Levant enrolled at Northeastern University in 2022 and pursued a doctorate in law and public policy.

Two years later, he began working for PHAI.

Levant said he is not necessarily opposed to legalized gambling. But he argues that betting companies employ strategies that amplify addiction, sending customers push notifications and promotional offers that are informed by their betting history data.

He is similarly troubled by prediction markets Kalshi and Polymarket, which are not regulated or taxed like traditional gambling companies and can be used by consumers as young as 18.

(An Army soldier was arrested earlier this year and accused of using confidential information about U.S. military plans to apprehend Venezuela President Nicolás Maduro to win more than $400,000 from Polymarket.)

The American Gaming Association, a national trade group that represents the casino industry, reported that a survey it conducted in 2025 found that 57% of adults in the U.S. had participated in some form of gambling during the previous year, while 21% had placed a sports bet.

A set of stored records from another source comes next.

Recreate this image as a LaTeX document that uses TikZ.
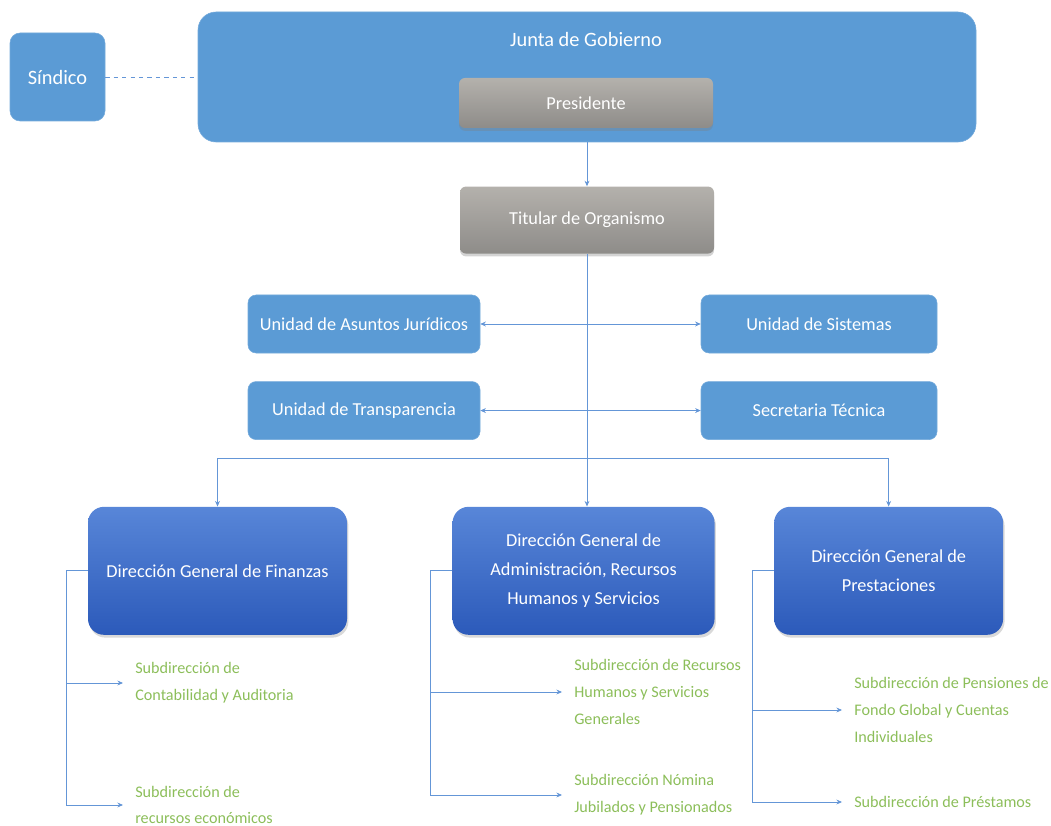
\documentclass[tikz,border=0pt]{standalone}
\usepackage{fontspec}
\setmainfont{Carlito}
\usetikzlibrary{arrows.meta, positioning, shadows}

\definecolor{officeblue}{RGB}{91,155,213}
\definecolor{linkblue}{RGB}{100,150,215}
\definecolor{dirtop}{RGB}{88,134,216}
\definecolor{dirbottom}{RGB}{44,90,186}
\definecolor{graytop}{RGB}{180,177,172}
\definecolor{graybottom}{RGB}{142,140,137}
\definecolor{subgreen}{RGB}{140,190,90}

\begin{document}
\begin{tikzpicture}[
    every node/.style={font=\fontsize{13}{20.5}\selectfont, text=white},
    bluebox/.style = {fill=officeblue, draw=officeblue!85!white, rounded corners=0.2cm},
    unitbox/.style = {bluebox, minimum height=1.45cm},
    graybox/.style = {top color=graytop, bottom color=graybottom, rounded corners=0.15cm, minimum width=6.35cm,
                      drop shadow={opacity=0.35, shadow xshift=0pt, shadow yshift=-2pt}},
    dirbox/.style = {top color=dirtop, bottom color=dirbottom, rounded corners=0.4cm, minimum height=3.2cm, align=center,
                     drop shadow={opacity=0.3, shadow xshift=1pt, shadow yshift=-2pt}},
    sub/.style = {anchor=west, align=left, text=subgreen, inner xsep=0.3cm, font=\fontsize{11.5}{19}\selectfont},
    arrow/.style = {-{Stealth[length=4pt, width=3.5pt]}, draw=linkblue, line width=0.6pt},
    twoway/.style = {{Stealth[length=4pt, width=3.5pt]}-{Stealth[length=4pt, width=3.5pt]}, draw=linkblue, line width=0.6pt}
  ]
  \useasboundingbox (0,0) rectangle (26.275,-20.65);

  % Top: board and syndic
  \node[bluebox, minimum width=2.375cm, minimum height=2.2cm, rounded corners=0.25cm, font=\fontsize{14.5}{17}\selectfont] (sindico) at (1.4375,-1.925) {Síndico};
  \node[bluebox, minimum width=19.45cm, minimum height=3.25cm, rounded corners=0.45cm] (junta) at (14.675,-1.925) {};
  \node[font=\fontsize{14.5}{17}\selectfont] (juntatitulo) at (14.65,-1.0) {Junta de Gobierno};
  \node[graybox, minimum height=1.25cm] (presidente) at (14.65,-2.575) {Presidente};

  % Head of the body
  \node[graybox, minimum height=1.675cm, below=1.1cm of junta] (titular) {Titular de Organismo};

  % Units
  \node[unitbox, minimum width=5.8cm] (juridicos) at (9.1,-8.1) {Unidad de Asuntos Jurídicos};
  \node[unitbox, minimum width=5.9cm] (sistemas) at (20.475,-8.1) {Unidad de Sistemas};
  \node[unitbox, minimum width=5.8cm, below=0.7cm of juridicos] (transparencia) {Unidad de Transparencia};
  \node[unitbox, minimum width=5.9cm, below=0.7cm of sistemas] (secretaria) {Secretaria Técnica};

  % General directions
  \node[dirbox, minimum width=6.475cm] (finanzas) at (5.4375,-14.27) {Dirección General de Finanzas};
  \node[dirbox, minimum width=6.55cm, right=2.625cm of finanzas] (admin) {Dirección General de\\Administración, Recursos\\Humanos y Servicios};
  \node[dirbox, minimum width=5.725cm, right=1.475cm of admin] (prestaciones) {Dirección General de\\Prestaciones};

  % Sub-directions
  \node[sub] (contab) at (3.075,-17.075) {Subdirección de\\Contabilidad y Auditoria};
  \node[sub] (recursos) at (3.075,-20.125) {Subdirección de\\recursos económicos};
  \node[sub] (rhumanos) at (14.05,-17.3) {Subdirección de Recursos\\Humanos y Servicios\\Generales};
  \node[sub] (nomina) at (14.05,-19.875) {Subdirección Nómina\\Jubilados y Pensionados};
  \node[sub] (pensiones) at (21.05,-17.75) {Subdirección de Pensiones de\\Fondo Global y Cuentas\\Individuales};
  \node[sub] (prestamos) at (21.05,-20.05) {Subdirección de Préstamos};

  % Connectors
  \draw[draw=linkblue, line width=0.6pt, dashed] (sindico) -- (junta);
  \draw[arrow] (junta.south -| titular.north) -- (titular.north);
  \draw[arrow] (titular.south) -- (titular.south |- admin.north);
  \draw[twoway] (juridicos) -- (sistemas);
  \draw[twoway] (transparencia) -- (secretaria);

  \coordinate (bus) at (titular.south |- 0,-11.45);
  \draw[arrow] (bus) -| (finanzas.north);
  \draw[arrow] (bus) -| (prestaciones.north);

  \draw[arrow] (finanzas.west) -- ++(-0.525,0) |- (contab.west);
  \draw[arrow] (finanzas.west) -- ++(-0.525,0) |- (recursos.west);
  \draw[arrow] (admin.west) -- ++(-0.55,0) |- (rhumanos.west);
  \draw[arrow] (admin.west) -- ++(-0.55,0) |- (nomina.west);
  \draw[arrow] (prestaciones.west) -- ++(-0.525,0) |- (pensiones.west);
  \draw[arrow] (prestaciones.west) -- ++(-0.525,0) |- (prestamos.west);

\end{tikzpicture}
\end{document}
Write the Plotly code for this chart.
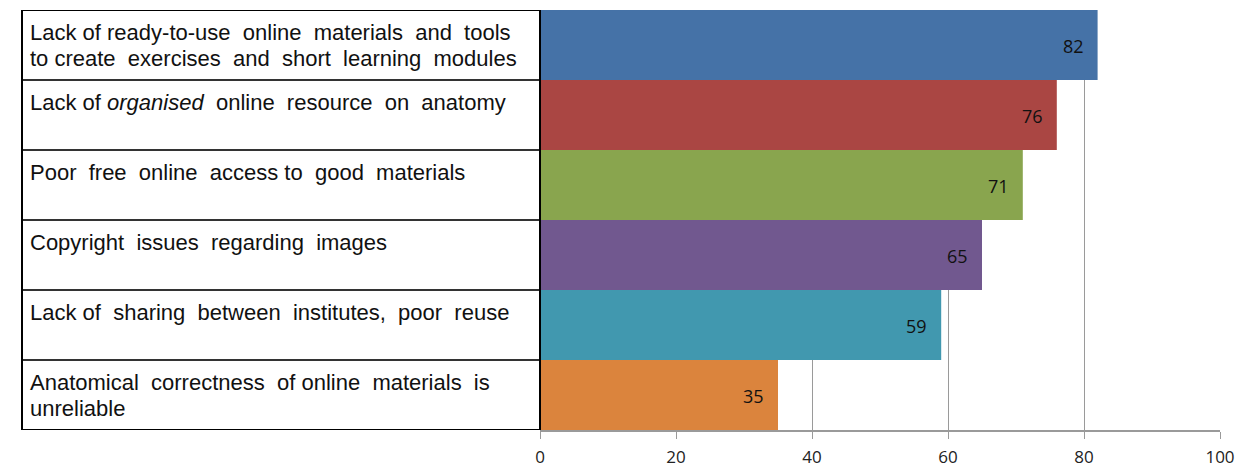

According to the association’s study, 84% of sports bettors said they believe the industry is committed to combating problem gambling.

In Pennsylvania, calls to a help line — 1-800-GAMBLER — soared from 330 in 2021 to 1,171 in 2024. Meanwhile, between January and September 2025, companies spent $37 million on advertisements for online gambling in the Philadelphia area — more than any other media market.

Levant said he gets about a dozen emails a week from people who are seeking addiction help for themselves or a loved one.

“You know what they all have in common?” he asked. “Pain.”

‘A burgeoning movement’

The Senate subcommittee hearing is part of a larger flurry of legislative efforts to address growing alarm about gambling addiction, which Levant describes as a “mental health crisis” cascading across the country.

Earlier this month, U.S Sen. Richard Blumenthal (D., Conn.), U.S. Rep Paul Tonko (D., N.Y.), and four other members of Congress sent letters to the CEOs of 10 companies, including FanDuel, DraftKings, BetMGM, Kalshi, and Polymarket.

The lawmakers peppered the executives with questions about their operations, including whether they had been fined due to minors accessing their products, and how much of their revenue is derived from bettors who show signs of being problem gamblers.

The elected officials requested answers and a staff-level briefing by May 29.

Blumenthal and Tonko previously introduced the Supporting Affordability and Fairness with Every Bet Act, which would prohibit sportsbook advertising during live events and prevent companies from accepting more than five financial deposits from a customer in 24 hours.

“There’s absolutely no question in my mind that we’re seeing the intensification of a burgeoning movement,” Levant said. “I think the days of the gambling companies, the prediction markets, and the leagues acting with impunity to monetize [addiction] and call it revenue are coming to an end.”